— Да. — Тайрер почувствовал теплоту, звучавшую в голосе хирурга. — Это чудесно. Просто замечательно. Вы хорошо её знали?
Глаза Бебкотта ни на миг не отрывались от раны и от его мудрых пальцев, которые прошли вглубь и обнаружили, как он и опасался, перерезанную кишку. Незаметно для самого себя он чертыхнулся. Осторожно начал искать второй конец. Зловоние усилилось.
— Вы упоминали голландский. Знаете, почему некоторые японцы говорят на этом языке?
Сделав над собой чудовищное усилие, Тайрер оторвал взгляд от пальцев доктора и постарался сжать ноздри. Он вновь почувствовал неудержимый позыв к рвоте.
— Нет, сэр.
Струан шевельнулся. Бебкотт тут же произнес:
— Дайте ему ещё эфиру… вот, правильно, не прижимайте слишком сильно… хорошо. Молодчина. Как вы себя чувствуете?
— Ужасно.
— Ладно, это ничего. — Пальцы снова принялись за поиски, действуя словно сами по себе, помимо воли доктора. Потом замерли. Бережно они вытянули наружу второй конец перерезанной кишки. — Вымойте руки и подайте мне иглу, которая уже с ниткой — вон там, на столе.
Тайрер подчинился.
— Хорошо. Спасибо. — Бебкотт начал шить. Очень умело и аккуратно. — Печень у него не пострадала, ушиблена немного, но порезов нет. Почка тоже в порядке. Итибан — по-японски это значит «очень хорошо». У меня есть несколько пациентов-японцев.
В награду за свою работу я заставляю их учить меня словам и выражениям. Я могу помочь вам с учебой, если хотите.
— Я… это было бы замечательно — итибан. Извините, из меня такой плохой помощник.
— Вовсе нет. Я терпеть не могу заниматься этим в одиночку. Я… ну, мне делается страшно. Забавно, конечно, но это так. — На какое-то мгновение его пальцы заполнили собой всю комнату.
Тайрер посмотрел на лицо Струана — ни кровинки; всего час назад такое румяное и сильное, оно теперь вытянулось и стало зловещим; ресницы мелко подрагивали время от времени. Странно, подумал он, странно, каким невероятно голым Струан кажется сейчас. Два дня назад я даже не слышал его имени, а теперь мы связаны, как братья, теперь жизнь стала другой, она изменится для нас обоих, хотим мы этого или нет. И теперь я точно знаю, что он храбр, а я нет.
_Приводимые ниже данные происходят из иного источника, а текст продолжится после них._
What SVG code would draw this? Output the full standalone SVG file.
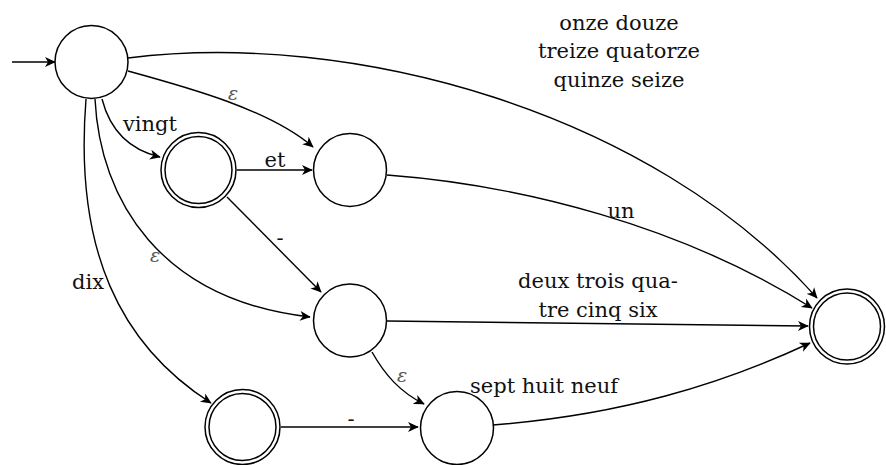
<svg xmlns="http://www.w3.org/2000/svg" width="886" height="465" viewBox="0 0 886 465">
<defs>
<style>
.st{fill:#fff;stroke:#000;stroke-width:1.5}
.e{fill:none;stroke:#000;stroke-width:1.4;marker-end:url(#arr)}
.t{font-family:"DejaVu Serif",serif;font-size:21px;fill:#111;text-anchor:middle}
.eps{font-family:"DejaVu Serif",serif;font-style:italic;font-size:19px;fill:#555;text-anchor:middle}
</style>
<marker id="arr" viewBox="-12 -7 14 14" refX="0" refY="0" markerWidth="14" markerHeight="14" markerUnits="userSpaceOnUse" orient="auto">
<path d="M0.8,0 L-10,-5 L-7,0 L-10,5 Z" fill="#000"/>
</marker>
</defs>
<rect width="886" height="465" fill="#fff"/>
<g id="connectors">
<path class="e" d="M12,62 L55,62"/>
<path class="e" d="M128,58 C350,30 650,110 817,298"/>
<path class="e" d="M128,71 C190,88 270,110 313,147"/>
<path class="e" d="M102,99 C110,130 130,150 160,157"/>
<path class="e" d="M95,99 C100,200 160,300 310,317"/>
<path class="e" d="M86,99 C74,250 120,345 211,403"/>
<path class="e" d="M237,170 L312,170"/>
<path class="e" d="M227,197 L321,292"/>
<path class="e" d="M387,175 C520,185 680,225 812,308"/>
<path class="e" d="M387,321 L808,326"/>
<path class="e" d="M372,352 C385,375 400,392 424,404"/>
<path class="e" d="M281,427 L418,427"/>
<path class="e" d="M493,425 C620,415 720,385 810,343"/>
</g>
<g id="labels">
<text class="t" x="619" y="30">onze douze</text>
<text class="t" x="619" y="58">treize quatorze</text>
<text class="t" x="619" y="87">quinze seize</text>
<text class="eps" x="233" y="100">ε</text>
<text class="t" x="150" y="131">vingt</text>
<text class="t" x="275" y="167">et</text>
<text class="t" x="280" y="245">-</text>
<text class="eps" x="155" y="262">ε</text>
<text class="t" x="88" y="289">dix</text>
<text class="t" x="621" y="218">un</text>
<text class="t" x="598" y="288">deux trois qua-</text>
<text class="t" x="598" y="317">tre cinq six</text>
<text class="eps" x="402" y="382">ε</text>
<text class="t" x="544" y="393">sept huit neuf</text>
<text class="t" x="351" y="426">-</text>
</g>
<g id="q0"><circle class="st" cx="91.5" cy="62" r="36.5"/></g>
<g id="q1"><circle class="st" cx="198.5" cy="170" r="37.5"/><circle class="st" cx="198.5" cy="170" r="33.5"/></g>
<g id="q2"><circle class="st" cx="350" cy="170" r="36.5"/></g>
<g id="q3"><circle class="st" cx="350" cy="320.5" r="36.5"/></g>
<g id="q4"><circle class="st" cx="242.5" cy="427" r="37.5"/><circle class="st" cx="242.5" cy="427" r="33.5"/></g>
<g id="q5"><circle class="st" cx="457" cy="428" r="36.5"/></g>
<g id="q6"><circle class="st" cx="847" cy="326.5" r="37.5"/><circle class="st" cx="847" cy="326.5" r="33.5"/></g>
</svg>
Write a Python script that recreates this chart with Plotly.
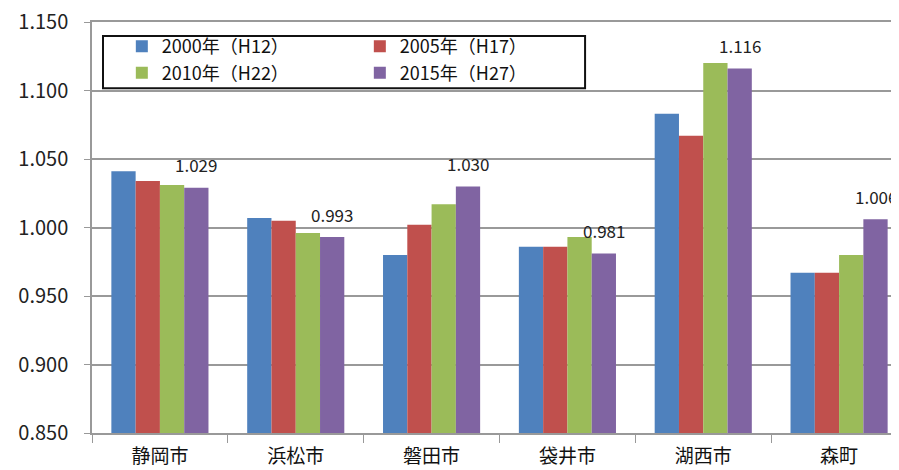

— Так вот, вы спрашивали о голландском, — произнес Бебкотт, едва слушая себя и целиком сосредоточившись на своей работе. — Примерно с 1640 года единственным чужеземным народом, с которым японцы имели контакты, не считая китайцев, были голландцы. Всем остальным было запрещено высаживаться в Японии, особенно это касалось испанцев и португальцев. Японцы не любят католиков, потому что те вмешивались в их политику где-то в 1600-х годах. В легендах говорится, что был момент, когда вся Япония чуть было не сделалась католической. Вы слышали что-нибудь об этом?
— Нет, сэр.
— Так вот, голландцев терпели по причине того, что они никогда не привозили сюда миссионеров, просто хотели торговать. — Он замолчал на мгновение, но его пальцы все так же продолжали накладывать маленькие аккуратные стежки. Потом его звучный голос снова загремел в маленькой комнате: — Поэтому нескольким голландцам, только мужчинам, никаких женщин, разрешили остаться, связав по рукам и ногам самыми жесткими ограничениями, и поселили их всех на созданном человеческими руками острове площадью три акра в бухте Нагасаки, который назывался Дэсима. Голландцы подчинялись любому закону, который вводили японцы, и приучились падать ниц перед кем нужно — изрядно тем временем богатея. Они привозили книги, когда им это разрешали, торговали, когда им это разрешали, и осуществляли торговлю с Китаем, которая всегда имела для Японии важнейшее значение — китайские шелка и серебро шли в обмен на золото, бумагу, лак, палочки для еды… вы, кстати, знаете, что это такое?